Where the University of Twente is concerned, 'Works Council' ('OR') can be understood to mean the University Council (UR).
This document describes the rights and powers of the Works Council (OR) regarding health, safety, well-being and environmental matters. When pursuing the working conditions policy, the employer and employees have to work together. In addition, the employer has to regularly consult with the OR about matters concerning this policy and its implementation. These consultations should be characterized by an active exchange of information. Pursuant to the Dutch Works Councils Act, the OR can put any company matter up for discussion, therefore, this also pertains to working condition matters. It is for this reason that these rights are not specified any further in the Working Conditions Act.
The powers of the OR as laid down in the Dutch Works Councils Act include the following:
- The employer needs to obtain the OR's approval if he/she wishes to repeal, change or adopt a regulation regarding health, safety or well-being in the workplace.
- The employer has to discuss his/her working conditions policy with the OR.
- The OR has the right to be informed by the employer, the Health and Safety service (Arbodienst) experts and the Labour Inspectorate official.
Section 12 of the Working Conditions Act stipulates some additional powers granted to the OR.
- Members of the OR need to be able to talk with the Labour Inspectorate official outside the presence of others.
- Members of the OR need to be given the possibility to accompany the Labour Inspectorate official during his/her visit to the company, if he/she allows for this.
In the Netherlands, the Works Council has four types of rights:
A. The right to be informed (Section 31 of the Works Councils Act)
In the context of this text, this means that the employer has to actively exchange information about the working conditions policy he/she pursues or wants to pursue with the OR. This also includes the annual health, safety and environment report.
B. The right of consultation and the right of initiative (Section 23 of the Works Councils Act)
Pursuant to the Works Councils Act, the employer has to consult with the OR about matters concerning the working conditions policy and about its implementation.
C. The right to be consulted (Section 25 of the Works Councils Act)
Taking important measures concerning the company's taking care of the environment, including making or changing policy-related, organizational and administrative arrangements concerning the environment;
D. The right of approval (Section 27 of the Works Councils Act)
Regulation on health, safety or well-being in the context of work or sickness absence. This also includes the annual health, safety and environment report.
Summary of OR rights
- The OR has the right of initiative, the right of approval and the right to be consulted regarding all of the employer's intended decisions to repeal, change or adopt a regulation in the field of health, working conditions and/or sickness absence (Works Councils Act, Section 23(2)(3), Section 27(1)(d) and Section 28(1)).

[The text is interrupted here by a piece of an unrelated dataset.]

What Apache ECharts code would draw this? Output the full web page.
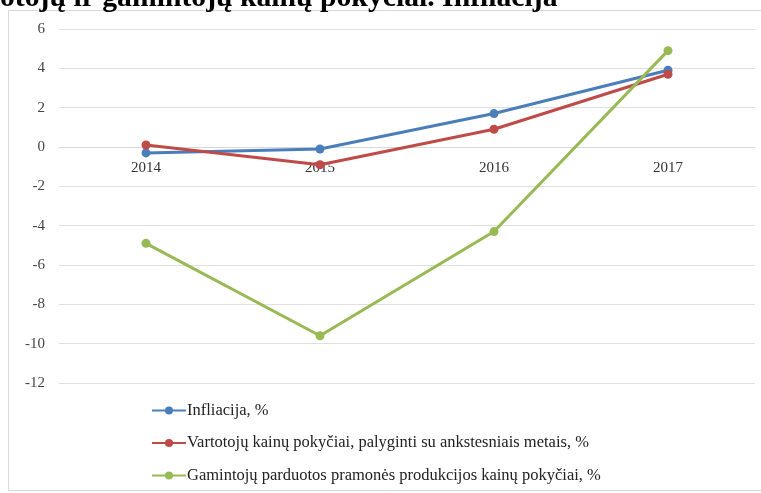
<!DOCTYPE html>
<html><head><meta charset="utf-8">
<script src="https://cdn.jsdelivr.net/npm/echarts@6/dist/echarts.min.js"></script>
<style>html,body{margin:0;padding:0;background:#fff}#c{width:761px;height:493px}</style>
</head><body><div id="c"></div>
<script>
const categories = ['2014', '2015', '2016', '2017'];
const infliacija = [-0.3, -0.1, 1.7, 3.9];
const vartotoju = [0.1, -0.9, 0.9, 3.7];
const gamintoju = [-4.9, -9.6, -4.3, 4.9];
const seriesNames = ['Infliacija, %', 'Vartotojų kainų pokyčiai, palyginti su ankstesniais metais, %', 'Gamintojų parduotos pramonės produkcijos kainų pokyčiai, %'];
const titleText = 'otojų ir gamintojų kainų pokyčiai. Infliacija';

const font = '"Liberation Serif", "Times New Roman", serif';
const chart = echarts.init(document.getElementById('c'));
const mk = (name, data, color) => ({
  name, type: 'line', data, symbol: 'circle', symbolSize: 9,
  lineStyle: { width: 3, color }, itemStyle: { color }, z: 3
});
chart.setOption({
  animation: false,
  textStyle: { fontFamily: font },
  graphic: [
    { type: 'rect', shape: { x: 8.5, y: 10.5, width: 760, height: 480 }, style: { fill: 'none', stroke: '#d9d9d9', lineWidth: 1 }, z: 0 },
    { type: 'text', x: 0, y: 13, style: { text: titleText, font: 'bold 29.7px "Liberation Serif", serif', fill: '#000', verticalAlign: 'bottom', align: 'left' }, z: 10 }
  ],
  grid: { left: 59, right: 6, top: 29, bottom: 110 },
  xAxis: {
    type: 'category', data: categories, boundaryGap: true,
    offset: -236,
    axisLine: { onZero: false, lineStyle: { color: '#d9d9d9', width: 1 } },
    axisTick: { show: false },
    axisLabel: { margin: 14, fontSize: 15, color: '#333', fontFamily: font }
  },
  yAxis: {
    type: 'value', min: -12, max: 6, interval: 2,
    axisLine: { show: false }, axisTick: { show: false },
    splitLine: { lineStyle: { color: '#e0e0e0', width: 1 } },
    axisLabel: { margin: 14, fontSize: 15, color: '#444', fontFamily: font }
  },
  legend: {
    orient: 'vertical', left: 151, top: 402, itemGap: 15.5, padding: 0,
    itemWidth: 34, itemHeight: 10, height: 90,
    textStyle: { fontSize: 16.5, color: '#222', fontFamily: font, padding: [0, 0, 0, -4] },
    data: seriesNames
  },
  series: [
    mk(seriesNames[0], infliacija, '#4a7ebb'),
    mk(seriesNames[1], vartotoju, '#be4b48'),
    mk(seriesNames[2], gamintoju, '#98b954')
  ]
});
</script></body></html>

- The employer discusses the working conditions policy and implementation of this policy with the OR (Works Councils Act, Section 27 and Working Conditions Act, Section 12(2)).
- The OR has the right to conclude a works agreement with the employer regarding the organization of the expert assistance (Working Conditions Act, Section 14(9)(b)).
- The OR has the right to be consulted prior to economic and/or organizational company decisions, such as large investments and changes to the production process (Works Councils Act, Section 25 and 35(c)). This right allows the OR to point out possible workplace-related consequences of intended decisions early on.